21 juillet 1969, 3h56 (heure française) – Sur la Lune
Les yeux du monde entier, rivés sur les écrans de télévision, sont remplis d’étoiles : Neil Armstrong, commandant de la mission Apollo 11, sort du module lunaire “Eagle” pour poser, pour la première fois de l’histoire, un pied sur la Lune. Un petit pas pour l’Homme, un grand pas pour l’humanité. 15 minutes plus tard, Edwin Eugene Aldrin Junior, plus connu sous le surnom de Buzz Aldrin, rejoindra son coéquipier. Pendant que les 500 millions de terriens qui regardent la retransmission restent sans voix, les équipes de la NASA explosent de soulagement et de joie. Jamais l’Homme, avant et après ce jour, n’aura été plus loin dans les confins de notre galaxie.

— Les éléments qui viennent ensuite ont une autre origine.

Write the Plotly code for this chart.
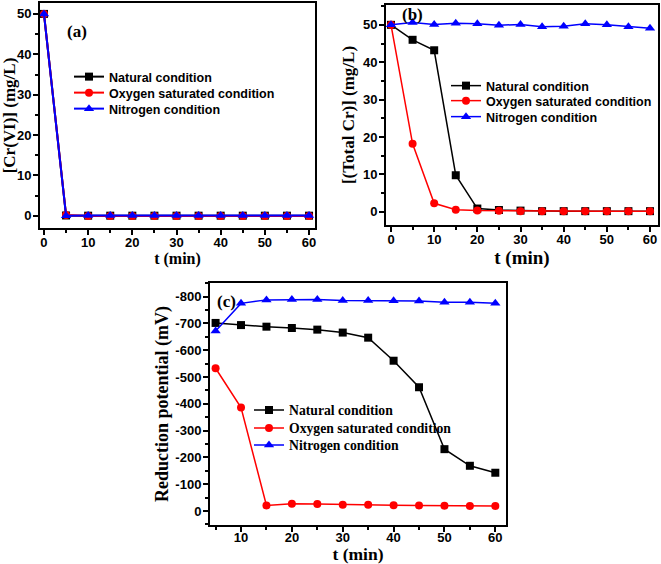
import plotly.graph_objects as go

# ---------------- data ----------------
t_ab = [0, 5, 10, 15, 20, 25, 30, 35, 40, 45, 50, 55, 60]
t_c = [5, 10, 15, 20, 25, 30, 35, 40, 45, 50, 55, 60]

series_names = ["Natural condition", "Oxygen saturated condition", "Nitrogen condition"]
series_colors = ["#000000", "#ff0000", "#0000ff"]
series_symbols = ["square", "circle", "triangle-up"]

# (a) [Cr(VI)] (mg/L)
a_natural = [50, 0.1, 0.05, 0.05, 0.05, 0.05, 0.05, 0.05, 0.05, 0.05, 0.05, 0.05, 0.05]
a_oxygen = [50, 0.2, 0.0, 0.0, 0.0, 0.0, 0.0, 0.0, 0.0, 0.0, 0.0, 0.0, 0.0]
a_nitrogen = [50, 0.05, 0.1, 0.1, 0.1, 0.1, 0.1, 0.1, 0.1, 0.1, 0.1, 0.1, 0.1]

# (b) [(Total Cr)] (mg/L)
b_natural = [50, 46.0, 43.2, 9.8, 0.9, 0.5, 0.35, 0.2, 0.2, 0.2, 0.2, 0.2, 0.2]
b_oxygen = [50, 18.2, 2.3, 0.6, 0.35, 0.3, 0.2, 0.2, 0.2, 0.2, 0.2, 0.2, 0.2]
b_nitrogen = [50, 50.6, 50.1, 50.4, 50.3, 49.9, 50.1, 49.5, 49.6, 50.3, 50.0, 49.5, 49.1]

# (c) Reduction potential (mV)
c_natural = [-702, -694, -688, -683, -677, -666, -647, -561, -462, -231, -169, -143]
c_oxygen = [-533, -386, -21, -27, -26, -24, -24, -22, -21, -20, -19, -19]
c_nitrogen = [-672, -775, -788, -789, -789, -786, -786, -785, -784, -779, -779, -775]

c_tickvals = [-800, -700, -600, -500, -400, -300, -200, -100, 0]
c_ticktext = ["-800", "-700", "-600", "-500", "-400", "-300", "-200", "-100", "0"]

W, H = 661, 564

def px_x(p):
    return p / W

def px_y(p):
    return 1 - p / H

sans_bold = dict(family="Liberation Sans, Arial, sans-serif", size=13, color="black", weight="bold")
serif_bold = dict(family="Liberation Serif, Times New Roman, serif", color="black", weight="bold")
legend_sans = dict(sans_bold, size=12.5)
legend_serif = dict(serif_bold, size=13.7)

fig = go.Figure()

# panel: axes, x data, series, line width, legend left (px), legend row centers (px), legend font
panels = [
    ("x", "y", t_ab, [a_natural, a_oxygen, a_nitrogen], 2.0, 69, [77, 93, 109], legend_sans),
    ("x2", "y2", t_ab, [b_natural, b_oxygen, b_nitrogen], 1.5, 446, [86, 101, 117], legend_sans),
    ("x3", "y3", t_c, [c_natural, c_oxygen, c_nitrogen], 1.5, 249, [410, 428, 445], legend_serif),
]

legends = {}
k = 0
for xa, ya, tx, vals, lw, lx, rows, lfont in panels:
    for name, col, sym, v, ry in zip(series_names, series_colors, series_symbols, vals, rows):
        k += 1
        lname = "legend" if k == 1 else f"legend{k}"
        fig.add_trace(go.Scatter(
            x=tx, y=v, name=name, xaxis=xa, yaxis=ya, legend=lname,
            mode="lines+markers",
            line=dict(color=col, width=lw),
            marker=dict(symbol=sym, color=col, size=9 if sym == "triangle-up" else 8),
        ))
        legends[lname] = dict(x=px_x(lx), y=px_y(ry), xanchor="left", yanchor="middle",
                              font=lfont, bgcolor="rgba(0,0,0,0)", itemwidth=30)

def axis(domain, rng, anchor, title, title_size, standoff, label_shift, dtick=None, minor_dtick=None, **kw):
    d = dict(
        domain=domain, range=rng, anchor=anchor, automargin=False,
        showline=True, linecolor="black", linewidth=2, mirror=True,
        ticks="outside", ticklen=5, tickwidth=1.5, tickcolor="black",
        showgrid=False, zeroline=False,
        tickfont=sans_bold,
        ticklabelstandoff=label_shift,
        title=dict(text=title, font=dict(serif_bold, size=title_size), standoff=standoff),
        minor=dict(ticks="outside", ticklen=3, tickwidth=1.5, tickcolor="black",
                   dtick=minor_dtick, showgrid=False),
    )
    if dtick is not None:
        d["dtick"] = dtick
        d["tick0"] = 0
    d.update(kw)
    return d

fig.update_layout(
    width=W, height=H,
    margin=dict(l=0, r=0, t=0, b=0),
    paper_bgcolor="white", plot_bgcolor="white",
    showlegend=True,
    # panel (a)
    xaxis=axis([px_x(40), px_x(315)], [-0.9, 61.35], "y", "t (min)", 16, 3, -4, dtick=10, minor_dtick=5),
    yaxis=axis([px_y(228), px_y(3)], [-3.0, 52.7], "x", "[Cr(VI)] (mg/L)", 17, 6, -1, dtick=10, minor_dtick=5),
    # panel (b)
    xaxis2=axis([px_x(386), px_x(658)], [-1.16, 61.85], "y2", "t (min)", 19, 3, -4, dtick=10, minor_dtick=5),
    yaxis2=axis([px_y(225), px_y(5)], [-3.5, 55.3], "x2", "[(Total Cr)] (mg/L)", 17, 4, -1, dtick=10, minor_dtick=5),
    # panel (c)
    xaxis3=axis([px_x(210), px_x(506)], [3.9, 62.1], "y3", "t (min)", 17.5, 6, -6, dtick=10, minor_dtick=5),
    yaxis3=axis([px_y(525), px_y(283)], [52, -851], "x3", "Reduction potential (mV)", 18, 2, -1,
                minor_dtick=50, tickvals=c_tickvals, ticktext=c_ticktext),
    annotations=[
        dict(text="(a)", x=px_x(77), y=px_y(32), xref="paper", yref="paper", xanchor="center", yanchor="middle",
             showarrow=False, font=dict(serif_bold, size=17)),
        dict(text="(b)", x=px_x(412), y=px_y(15), xref="paper", yref="paper", xanchor="center", yanchor="middle",
             showarrow=False, font=dict(serif_bold, size=17)),
        dict(text="(c)", x=px_x(226), y=px_y(301), xref="paper", yref="paper", xanchor="center", yanchor="middle",
             showarrow=False, font=dict(serif_bold, size=17)),
    ],
)
fig.update_layout(**legends)

fig.write_html("out.html", config={"displayModeBar": False},
               post_script="document.body.style.margin='0';")
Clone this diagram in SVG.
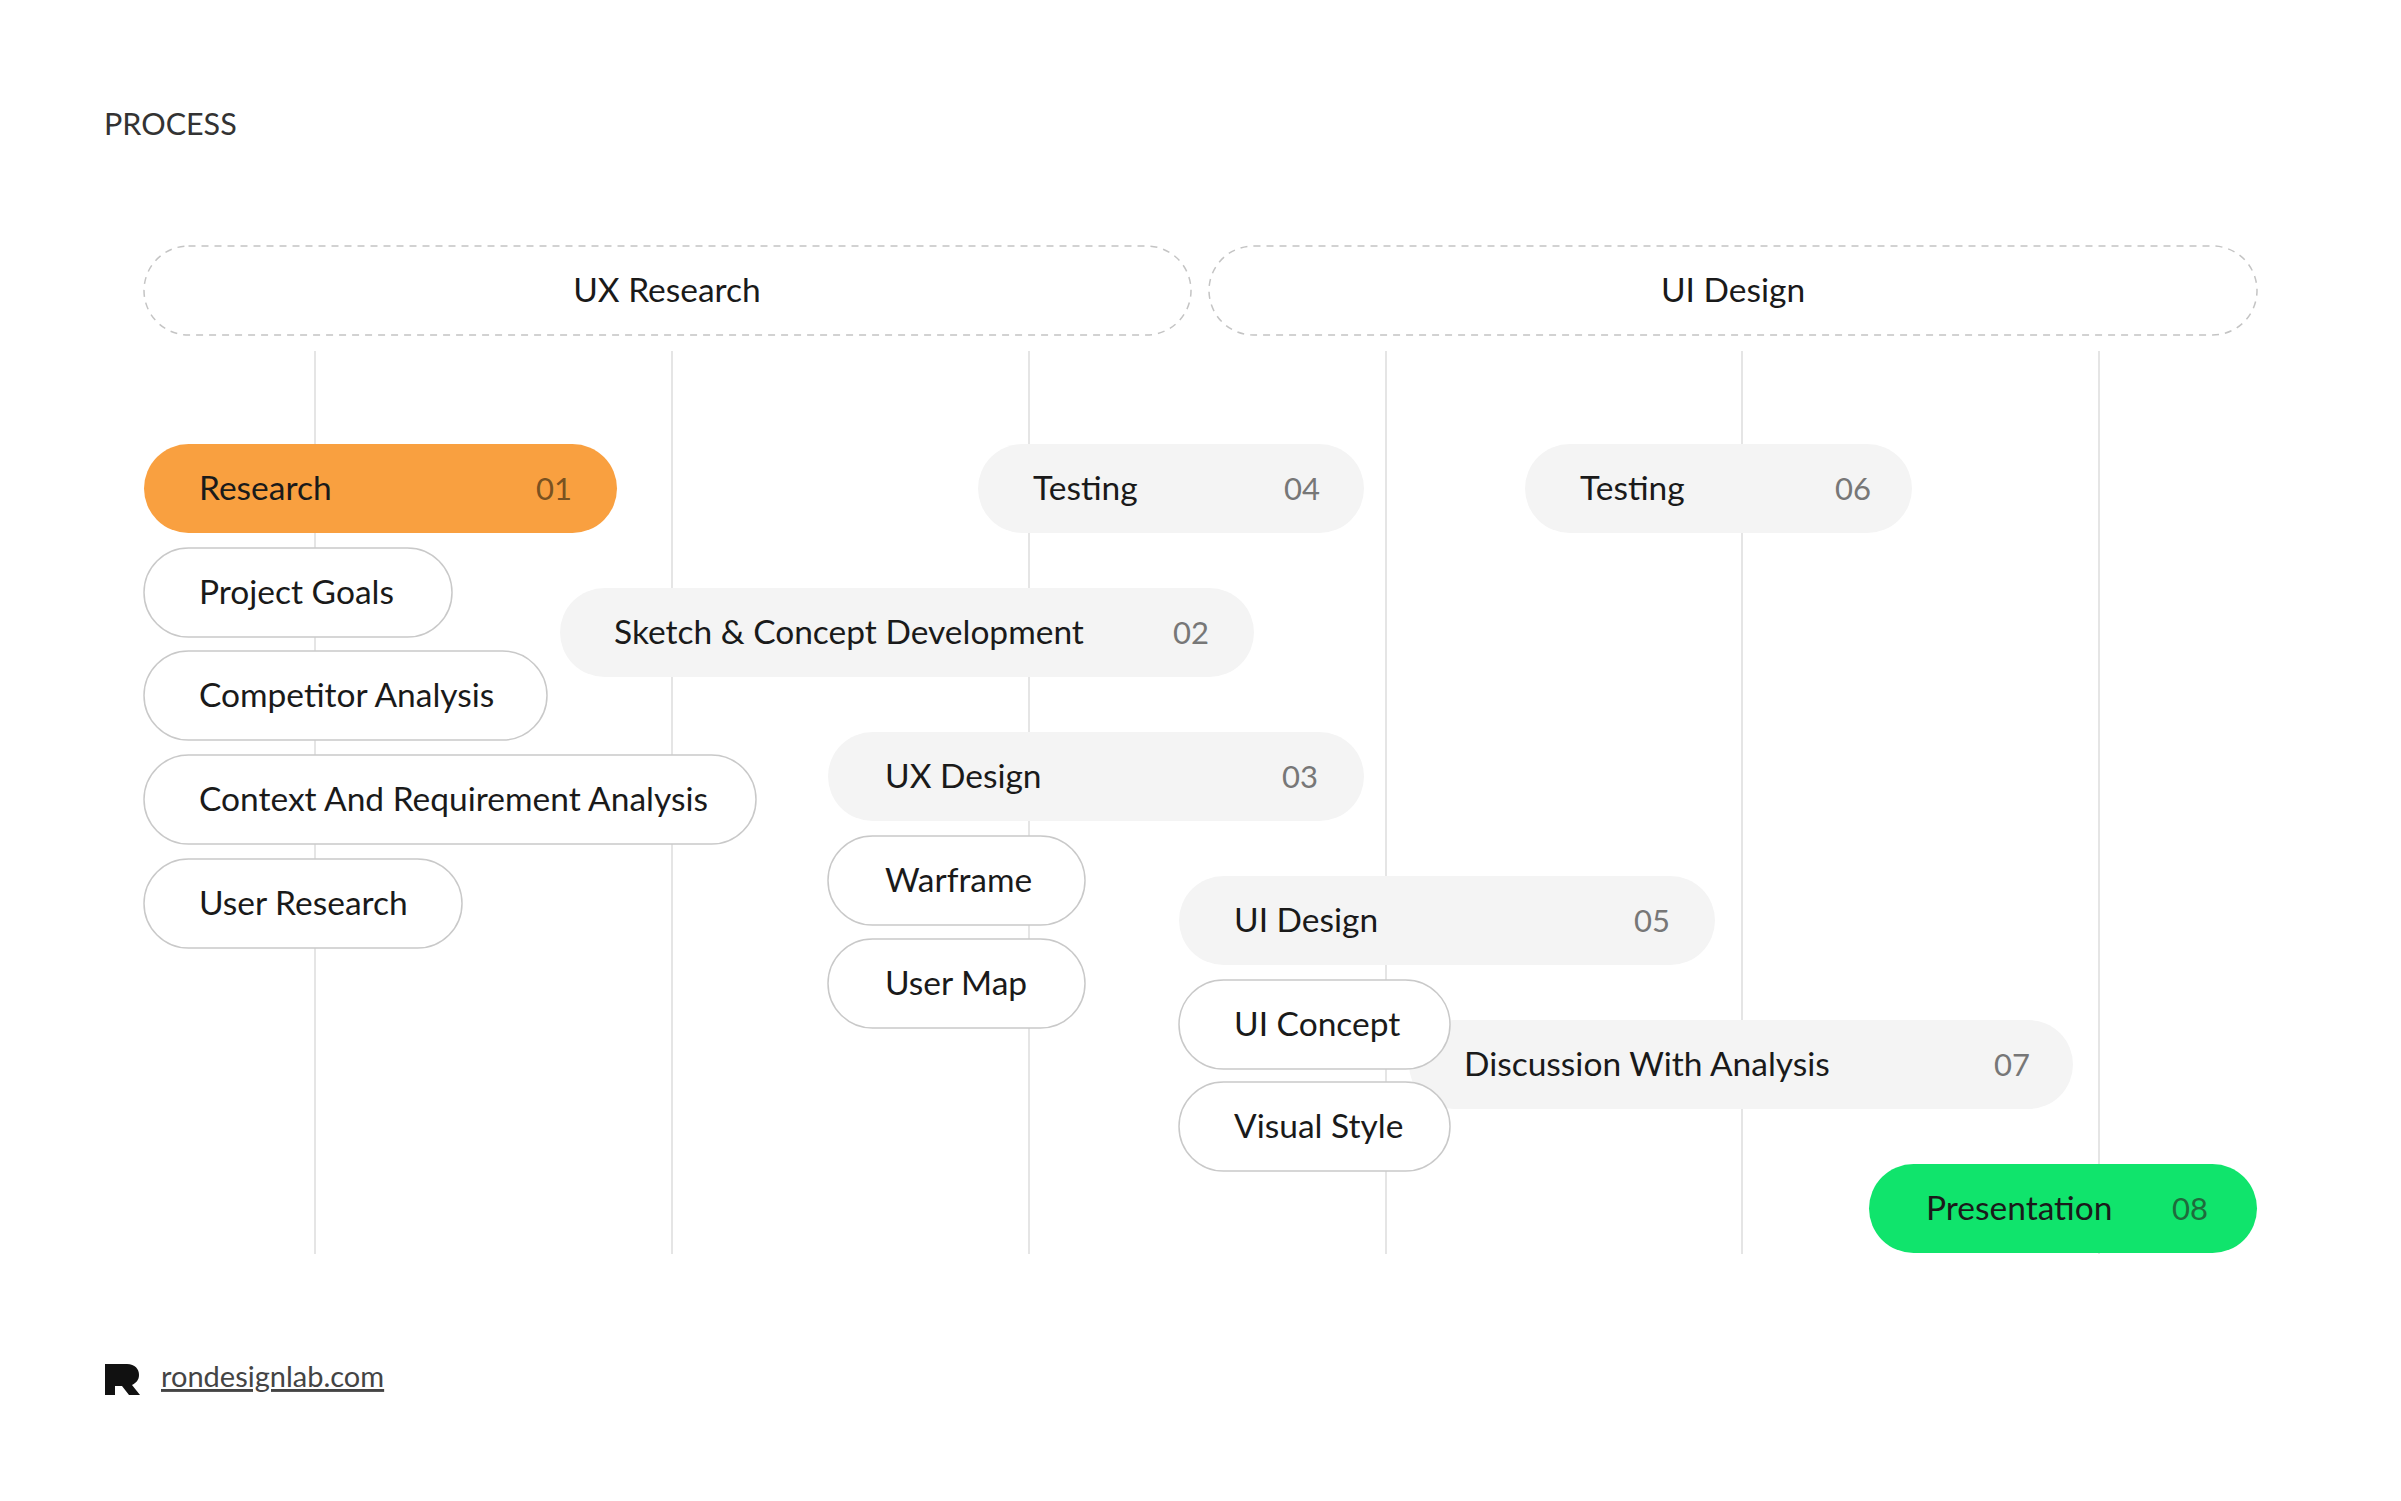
<svg xmlns="http://www.w3.org/2000/svg" width="2401" height="1501" viewBox="0 0 2401 1501">
<style>
text{font-family:Lato,"Noto Sans","Liberation Sans",sans-serif;fill:#1a1a1a}
.t{font-size:33.5px}
.n{font-size:31px;fill:#777;text-anchor:end}
.w{fill:#fff;stroke:#c9c9c9;stroke-width:1.5}
.g{fill:#f4f4f4}
.v{stroke:#dcdcdc;stroke-width:1.5}
.d{fill:none;stroke:#c4c4c4;stroke-width:1.5;stroke-dasharray:7 6}
</style>
<rect width="2401" height="1501" fill="#fff"/>
<text x="104" y="135" font-size="30.5" style="fill:#333">PROCESS</text>
<g id="phase-ux"><rect class="d" x="144" y="246" width="1047" height="89" rx="44.5"/><text class="t" x="667" y="302" text-anchor="middle">UX Research</text></g>
<g id="phase-ui"><rect class="d" x="1209" y="246" width="1048" height="89" rx="44.5"/><text class="t" x="1733" y="302" text-anchor="middle">UI Design</text></g>
<g id="connectors">
<line class="v" x1="315" y1="351" x2="315" y2="1254"/>
<line class="v" x1="672" y1="351" x2="672" y2="1254"/>
<line class="v" x1="1029" y1="351" x2="1029" y2="1254"/>
<line class="v" x1="1386" y1="351" x2="1386" y2="1254"/>
<line class="v" x1="1742" y1="351" x2="1742" y2="1254"/>
<line class="v" x1="2099" y1="351" x2="2099" y2="1254"/>
</g>
<g id="research"><rect x="144" y="444" width="473" height="89" rx="44.5" fill="#f9a040"/><text class="t" x="199" y="500">Research</text><text class="n" x="572" y="500" style="fill:#7a5220">01</text></g>
<g id="project-goals"><rect class="w" x="144" y="548" width="308" height="89" rx="44.5"/><text class="t" x="199" y="604">Project Goals</text></g>
<g id="competitor"><rect class="w" x="144" y="651" width="403" height="89" rx="44.5"/><text class="t" x="199" y="707">Competitor Analysis</text></g>
<g id="context"><rect class="w" x="144" y="755" width="612" height="89" rx="44.5"/><text class="t" x="199" y="811">Context And Requirement Analysis</text></g>
<g id="user-research"><rect class="w" x="144" y="859" width="318" height="89" rx="44.5"/><text class="t" x="199" y="915">User Research</text></g>
<g id="testing04"><rect class="g" x="978" y="444" width="386" height="89" rx="44.5"/><text class="t" x="1033" y="500">Testing</text><text class="n" x="1320" y="500">04</text></g>
<g id="sketch"><rect class="g" x="560" y="588" width="694" height="89" rx="44.5"/><text class="t" x="614" y="644">Sketch &amp; Concept Development</text><text class="n" x="1209" y="644">02</text></g>
<g id="uxdesign"><rect class="g" x="828" y="732" width="536" height="89" rx="44.5"/><text class="t" x="885" y="788">UX Design</text><text class="n" x="1318" y="788">03</text></g>
<g id="warframe"><rect class="w" x="828" y="836" width="257" height="89" rx="44.5"/><text class="t" x="885" y="892">Warframe</text></g>
<g id="usermap"><rect class="w" x="828" y="939" width="257" height="89" rx="44.5"/><text class="t" x="885" y="995">User Map</text></g>
<g id="testing06"><rect class="g" x="1525" y="444" width="387" height="89" rx="44.5"/><text class="t" x="1580" y="500">Testing</text><text class="n" x="1871" y="500">06</text></g>
<g id="uidesign"><rect class="g" x="1179" y="876" width="536" height="89" rx="44.5"/><text class="t" x="1234" y="932">UI Design</text><text class="n" x="1670" y="932">05</text></g>
<g id="discussion"><rect class="g" x="1409" y="1020" width="664" height="89" rx="44.5"/><text class="t" x="1464" y="1076">Discussion With Analysis</text><text class="n" x="2030" y="1076">07</text></g>
<g id="uiconcept"><rect class="w" x="1179" y="980" width="271" height="89" rx="44.5"/><text class="t" x="1234" y="1036">UI Concept</text></g>
<g id="visualstyle"><rect class="w" x="1179" y="1082" width="271" height="89" rx="44.5"/><text class="t" x="1234" y="1138">Visual Style</text></g>
<g id="presentation"><rect x="1869" y="1164" width="388" height="89" rx="44.5" fill="#10e46c"/><text class="t" x="1926" y="1220">Presentation</text><text class="n" x="2208" y="1220" style="fill:#1f6b3c">08</text></g>
<g id="footer">
<path d="M105 1364h22c8 0 12 5 12 11 0 5-3 8-7 10l8 10h-11l-7-9h-7v9h-10z" fill="#111"/>
<text x="161" y="1387" font-size="29" text-decoration="underline" style="fill:#444">rondesignlab.com</text>
</g>
</svg>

21 juillet 2019, 9h36 – Strasbourg
Je suis dans mon salon, à la Krutenau, à Strasbourg, en France, en Europe, sur Terre, à 384 400 km de la Lune. A ma droite, un télescope et un mur rempli de posters rétrofuturistes de la NASA. A ma gauche, le hors-série “Astronaute” de National Geographic et le dernier Courrier International sobrement intitulé “Ici la Lune”. Depuis des années, la conquête spatiale cohabite avec mon quotidien (pour le plus graaaaand plaisir de mon coloc) et cette journée n’est pas anodine dans mon petit cœur de Pokaastronaute.
50 ans se sont écoulés depuis le lancement de Saturn V à Cap Canaveral, en Floride. Depuis, 12 hommes, parmi les 7,7 milliards qui habitent actuellement la Terre, ont eu le privilège de rendre visite à notre satellite. Il y a eu David Scott, pour la mission Apollo 15, James Lovell (que Tom Hanks interprétera dans le film Apollo 13) ou encore Eugene Cernan, le dernier homme à avoir posé le pied sur la Lune en 1972, avant l’arrêt complet du programme Apollo. 12 hommes, qui ont permis de faire avancer les recherches scientifiques et d’aller toujours plus loin dans la compréhension de notre incroyable univers. 12 hommes, et parmi eux Buzz Aldrin, que j’ai eu l’immense honneur de rencontrer, le 1er juillet dernier, à Strasbourg.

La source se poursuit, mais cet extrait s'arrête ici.